[Do this] Can you print the data exactly and leave out each image?

[Information shown]
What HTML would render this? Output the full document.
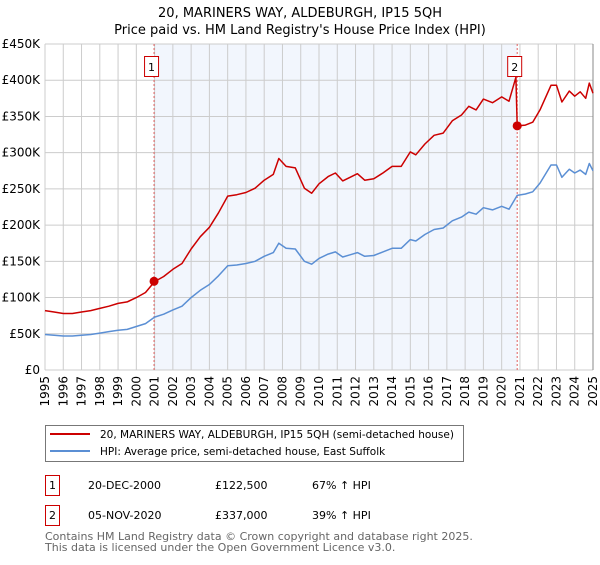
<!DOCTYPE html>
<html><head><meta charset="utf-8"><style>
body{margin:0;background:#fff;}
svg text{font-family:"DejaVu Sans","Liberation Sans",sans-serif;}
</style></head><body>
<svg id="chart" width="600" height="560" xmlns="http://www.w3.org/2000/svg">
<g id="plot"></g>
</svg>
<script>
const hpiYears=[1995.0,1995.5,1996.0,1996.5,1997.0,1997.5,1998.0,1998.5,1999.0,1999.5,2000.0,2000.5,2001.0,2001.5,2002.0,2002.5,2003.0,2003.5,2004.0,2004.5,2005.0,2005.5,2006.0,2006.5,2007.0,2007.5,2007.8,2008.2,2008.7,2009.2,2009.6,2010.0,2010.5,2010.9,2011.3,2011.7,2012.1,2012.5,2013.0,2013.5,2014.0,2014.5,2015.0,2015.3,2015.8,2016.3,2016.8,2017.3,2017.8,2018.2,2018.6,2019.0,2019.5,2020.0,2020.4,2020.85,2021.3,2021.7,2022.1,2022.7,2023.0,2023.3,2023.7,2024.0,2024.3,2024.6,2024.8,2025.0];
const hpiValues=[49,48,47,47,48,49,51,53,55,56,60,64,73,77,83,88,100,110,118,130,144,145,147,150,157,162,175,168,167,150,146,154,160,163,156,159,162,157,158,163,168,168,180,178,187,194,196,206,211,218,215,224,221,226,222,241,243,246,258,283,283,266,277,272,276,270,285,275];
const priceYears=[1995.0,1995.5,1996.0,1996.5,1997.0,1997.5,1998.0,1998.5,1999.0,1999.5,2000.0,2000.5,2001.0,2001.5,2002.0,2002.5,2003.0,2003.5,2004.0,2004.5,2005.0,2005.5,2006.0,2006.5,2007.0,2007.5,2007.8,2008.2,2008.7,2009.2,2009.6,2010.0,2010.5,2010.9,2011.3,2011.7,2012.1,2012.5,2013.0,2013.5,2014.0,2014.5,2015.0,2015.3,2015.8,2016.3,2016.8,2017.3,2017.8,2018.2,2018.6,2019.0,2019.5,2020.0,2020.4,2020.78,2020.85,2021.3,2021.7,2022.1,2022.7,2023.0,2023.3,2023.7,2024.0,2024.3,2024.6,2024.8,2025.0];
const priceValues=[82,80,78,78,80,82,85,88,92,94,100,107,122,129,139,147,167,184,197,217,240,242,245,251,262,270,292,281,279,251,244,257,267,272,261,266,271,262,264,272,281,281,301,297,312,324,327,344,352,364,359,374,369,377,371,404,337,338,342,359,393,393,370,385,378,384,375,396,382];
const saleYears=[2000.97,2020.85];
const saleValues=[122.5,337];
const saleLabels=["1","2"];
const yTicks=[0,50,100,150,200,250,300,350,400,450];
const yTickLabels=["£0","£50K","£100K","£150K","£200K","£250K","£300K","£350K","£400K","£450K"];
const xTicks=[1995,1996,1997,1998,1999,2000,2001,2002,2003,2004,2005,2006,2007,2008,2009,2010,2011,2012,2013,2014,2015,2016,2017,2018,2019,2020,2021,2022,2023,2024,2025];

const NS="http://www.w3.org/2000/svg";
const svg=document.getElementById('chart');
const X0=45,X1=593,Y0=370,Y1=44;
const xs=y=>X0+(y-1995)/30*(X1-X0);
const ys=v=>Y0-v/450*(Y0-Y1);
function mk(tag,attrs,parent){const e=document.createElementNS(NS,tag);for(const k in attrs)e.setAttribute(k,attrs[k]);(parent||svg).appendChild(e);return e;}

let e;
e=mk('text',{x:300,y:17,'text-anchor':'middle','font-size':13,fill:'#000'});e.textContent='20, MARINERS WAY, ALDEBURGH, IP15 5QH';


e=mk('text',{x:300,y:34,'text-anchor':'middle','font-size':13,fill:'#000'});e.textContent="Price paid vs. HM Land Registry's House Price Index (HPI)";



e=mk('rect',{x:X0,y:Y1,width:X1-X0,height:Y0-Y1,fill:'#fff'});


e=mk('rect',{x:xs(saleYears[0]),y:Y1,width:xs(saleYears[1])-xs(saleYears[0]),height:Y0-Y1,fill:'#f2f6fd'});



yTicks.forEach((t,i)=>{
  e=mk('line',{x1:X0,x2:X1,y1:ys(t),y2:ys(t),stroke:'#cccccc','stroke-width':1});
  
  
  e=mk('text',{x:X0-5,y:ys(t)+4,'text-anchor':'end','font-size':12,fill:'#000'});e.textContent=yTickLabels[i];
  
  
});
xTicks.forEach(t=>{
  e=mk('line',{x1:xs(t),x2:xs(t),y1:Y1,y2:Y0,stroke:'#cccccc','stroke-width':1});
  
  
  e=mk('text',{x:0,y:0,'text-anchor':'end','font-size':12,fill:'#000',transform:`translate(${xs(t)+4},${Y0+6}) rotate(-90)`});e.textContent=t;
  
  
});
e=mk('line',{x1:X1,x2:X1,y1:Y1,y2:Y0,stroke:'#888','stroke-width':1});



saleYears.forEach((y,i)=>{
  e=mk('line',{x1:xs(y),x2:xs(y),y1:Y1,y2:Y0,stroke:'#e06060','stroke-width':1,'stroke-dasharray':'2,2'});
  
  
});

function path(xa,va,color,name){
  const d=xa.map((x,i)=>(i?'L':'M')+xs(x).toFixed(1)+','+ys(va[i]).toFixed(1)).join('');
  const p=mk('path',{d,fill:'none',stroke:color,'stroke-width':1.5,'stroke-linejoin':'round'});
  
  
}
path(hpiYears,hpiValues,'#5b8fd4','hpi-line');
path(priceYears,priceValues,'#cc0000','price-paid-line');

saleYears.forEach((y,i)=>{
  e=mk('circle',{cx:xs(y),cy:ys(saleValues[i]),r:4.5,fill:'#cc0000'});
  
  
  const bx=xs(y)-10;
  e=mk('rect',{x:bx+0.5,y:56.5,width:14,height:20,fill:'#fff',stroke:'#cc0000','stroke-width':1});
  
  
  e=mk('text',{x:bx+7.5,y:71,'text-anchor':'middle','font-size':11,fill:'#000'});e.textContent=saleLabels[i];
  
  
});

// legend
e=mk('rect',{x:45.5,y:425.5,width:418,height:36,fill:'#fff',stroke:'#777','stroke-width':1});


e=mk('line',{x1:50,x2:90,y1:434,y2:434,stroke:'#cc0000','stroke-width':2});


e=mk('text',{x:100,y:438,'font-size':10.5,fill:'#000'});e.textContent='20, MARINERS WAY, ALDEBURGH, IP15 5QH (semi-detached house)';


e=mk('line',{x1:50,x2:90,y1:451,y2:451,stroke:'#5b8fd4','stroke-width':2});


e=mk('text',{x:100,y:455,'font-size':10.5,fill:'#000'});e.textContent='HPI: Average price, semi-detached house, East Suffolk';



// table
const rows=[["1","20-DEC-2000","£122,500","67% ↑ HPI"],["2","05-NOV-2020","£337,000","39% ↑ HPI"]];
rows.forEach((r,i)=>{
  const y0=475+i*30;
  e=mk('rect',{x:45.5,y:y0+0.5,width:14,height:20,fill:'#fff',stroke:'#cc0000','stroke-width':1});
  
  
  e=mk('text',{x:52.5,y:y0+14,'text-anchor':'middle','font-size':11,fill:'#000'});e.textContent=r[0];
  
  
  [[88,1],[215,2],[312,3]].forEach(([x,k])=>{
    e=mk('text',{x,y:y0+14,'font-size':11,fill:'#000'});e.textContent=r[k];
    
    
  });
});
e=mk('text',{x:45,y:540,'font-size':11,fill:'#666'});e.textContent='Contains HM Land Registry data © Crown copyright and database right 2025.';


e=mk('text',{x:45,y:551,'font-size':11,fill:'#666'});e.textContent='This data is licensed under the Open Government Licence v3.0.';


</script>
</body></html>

[Task result]
What HTML would render this? Output the full document.
<!DOCTYPE html>
<html><head><meta charset="utf-8"><style>
body{margin:0;background:#fff;}
svg text{font-family:"DejaVu Sans","Liberation Sans",sans-serif;}
</style></head><body>
<svg id="chart" width="600" height="560" xmlns="http://www.w3.org/2000/svg">
<g id="plot"></g>
</svg>
<script>
const hpiYears=[1995.0,1995.5,1996.0,1996.5,1997.0,1997.5,1998.0,1998.5,1999.0,1999.5,2000.0,2000.5,2001.0,2001.5,2002.0,2002.5,2003.0,2003.5,2004.0,2004.5,2005.0,2005.5,2006.0,2006.5,2007.0,2007.5,2007.8,2008.2,2008.7,2009.2,2009.6,2010.0,2010.5,2010.9,2011.3,2011.7,2012.1,2012.5,2013.0,2013.5,2014.0,2014.5,2015.0,2015.3,2015.8,2016.3,2016.8,2017.3,2017.8,2018.2,2018.6,2019.0,2019.5,2020.0,2020.4,2020.85,2021.3,2021.7,2022.1,2022.7,2023.0,2023.3,2023.7,2024.0,2024.3,2024.6,2024.8,2025.0];
const hpiValues=[49,48,47,47,48,49,51,53,55,56,60,64,73,77,83,88,100,110,118,130,144,145,147,150,157,162,175,168,167,150,146,154,160,163,156,159,162,157,158,163,168,168,180,178,187,194,196,206,211,218,215,224,221,226,222,241,243,246,258,283,283,266,277,272,276,270,285,275];
const priceYears=[1995.0,1995.5,1996.0,1996.5,1997.0,1997.5,1998.0,1998.5,1999.0,1999.5,2000.0,2000.5,2001.0,2001.5,2002.0,2002.5,2003.0,2003.5,2004.0,2004.5,2005.0,2005.5,2006.0,2006.5,2007.0,2007.5,2007.8,2008.2,2008.7,2009.2,2009.6,2010.0,2010.5,2010.9,2011.3,2011.7,2012.1,2012.5,2013.0,2013.5,2014.0,2014.5,2015.0,2015.3,2015.8,2016.3,2016.8,2017.3,2017.8,2018.2,2018.6,2019.0,2019.5,2020.0,2020.4,2020.78,2020.85,2021.3,2021.7,2022.1,2022.7,2023.0,2023.3,2023.7,2024.0,2024.3,2024.6,2024.8,2025.0];
const priceValues=[82,80,78,78,80,82,85,88,92,94,100,107,122,129,139,147,167,184,197,217,240,242,245,251,262,270,292,281,279,251,244,257,267,272,261,266,271,262,264,272,281,281,301,297,312,324,327,344,352,364,359,374,369,377,371,404,337,338,342,359,393,393,370,385,378,384,375,396,382];
const saleYears=[2000.97,2020.85];
const saleValues=[122.5,337];
const saleLabels=["1","2"];
const yTicks=[0,50,100,150,200,250,300,350,400,450];
const yTickLabels=["£0","£50K","£100K","£150K","£200K","£250K","£300K","£350K","£400K","£450K"];
const xTicks=[1995,1996,1997,1998,1999,2000,2001,2002,2003,2004,2005,2006,2007,2008,2009,2010,2011,2012,2013,2014,2015,2016,2017,2018,2019,2020,2021,2022,2023,2024,2025];

const NS="http://www.w3.org/2000/svg";
const svg=document.getElementById('chart');
const X0=45,X1=593,Y0=370,Y1=44;
const xs=y=>X0+(y-1995)/30*(X1-X0);
const ys=v=>Y0-v/450*(Y0-Y1);
function mk(tag,attrs,parent){const e=document.createElementNS(NS,tag);for(const k in attrs)e.setAttribute(k,attrs[k]);(parent||svg).appendChild(e);return e;}

let e;
e=mk('text',{x:300,y:17,'text-anchor':'middle','font-size':13,fill:'#000'});e.textContent='20, MARINERS WAY, ALDEBURGH, IP15 5QH';


e=mk('text',{x:300,y:34,'text-anchor':'middle','font-size':13,fill:'#000'});e.textContent="Price paid vs. HM Land Registry's House Price Index (HPI)";



e=mk('rect',{x:X0,y:Y1,width:X1-X0,height:Y0-Y1,fill:'#fff'});


e=mk('rect',{x:xs(saleYears[0]),y:Y1,width:xs(saleYears[1])-xs(saleYears[0]),height:Y0-Y1,fill:'#f2f6fd'});



yTicks.forEach((t,i)=>{
  e=mk('line',{x1:X0,x2:X1,y1:ys(t),y2:ys(t),stroke:'#cccccc','stroke-width':1});
  
  
  e=mk('text',{x:X0-5,y:ys(t)+4,'text-anchor':'end','font-size':12,fill:'#000'});e.textContent=yTickLabels[i];
  
  
});
xTicks.forEach(t=>{
  e=mk('line',{x1:xs(t),x2:xs(t),y1:Y1,y2:Y0,stroke:'#cccccc','stroke-width':1});
  
  
  e=mk('text',{x:0,y:0,'text-anchor':'end','font-size':12,fill:'#000',transform:`translate(${xs(t)+4},${Y0+6}) rotate(-90)`});e.textContent=t;
  
  
});
e=mk('line',{x1:X1,x2:X1,y1:Y1,y2:Y0,stroke:'#888','stroke-width':1});



saleYears.forEach((y,i)=>{
  e=mk('line',{x1:xs(y),x2:xs(y),y1:Y1,y2:Y0,stroke:'#e06060','stroke-width':1,'stroke-dasharray':'2,2'});
  
  
});

function path(xa,va,color,name){
  const d=xa.map((x,i)=>(i?'L':'M')+xs(x).toFixed(1)+','+ys(va[i]).toFixed(1)).join('');
  const p=mk('path',{d,fill:'none',stroke:color,'stroke-width':1.5,'stroke-linejoin':'round'});
  
  
}
path(hpiYears,hpiValues,'#5b8fd4','hpi-line');
path(priceYears,priceValues,'#cc0000','price-paid-line');

saleYears.forEach((y,i)=>{
  e=mk('circle',{cx:xs(y),cy:ys(saleValues[i]),r:4.5,fill:'#cc0000'});
  
  
  const bx=xs(y)-10;
  e=mk('rect',{x:bx+0.5,y:56.5,width:14,height:20,fill:'#fff',stroke:'#cc0000','stroke-width':1});
  
  
  e=mk('text',{x:bx+7.5,y:71,'text-anchor':'middle','font-size':11,fill:'#000'});e.textContent=saleLabels[i];
  
  
});

// legend
e=mk('rect',{x:45.5,y:425.5,width:418,height:36,fill:'#fff',stroke:'#777','stroke-width':1});


e=mk('line',{x1:50,x2:90,y1:434,y2:434,stroke:'#cc0000','stroke-width':2});


e=mk('text',{x:100,y:438,'font-size':10.5,fill:'#000'});e.textContent='20, MARINERS WAY, ALDEBURGH, IP15 5QH (semi-detached house)';


e=mk('line',{x1:50,x2:90,y1:451,y2:451,stroke:'#5b8fd4','stroke-width':2});


e=mk('text',{x:100,y:455,'font-size':10.5,fill:'#000'});e.textContent='HPI: Average price, semi-detached house, East Suffolk';



// table
const rows=[["1","20-DEC-2000","£122,500","67% ↑ HPI"],["2","05-NOV-2020","£337,000","39% ↑ HPI"]];
rows.forEach((r,i)=>{
  const y0=475+i*30;
  e=mk('rect',{x:45.5,y:y0+0.5,width:14,height:20,fill:'#fff',stroke:'#cc0000','stroke-width':1});
  
  
  e=mk('text',{x:52.5,y:y0+14,'text-anchor':'middle','font-size':11,fill:'#000'});e.textContent=r[0];
  
  
  [[88,1],[215,2],[312,3]].forEach(([x,k])=>{
    e=mk('text',{x,y:y0+14,'font-size':11,fill:'#000'});e.textContent=r[k];
    
    
  });
});
e=mk('text',{x:45,y:540,'font-size':11,fill:'#666'});e.textContent='Contains HM Land Registry data © Crown copyright and database right 2025.';


e=mk('text',{x:45,y:551,'font-size':11,fill:'#666'});e.textContent='This data is licensed under the Open Government Licence v3.0.';


</script>
</body></html>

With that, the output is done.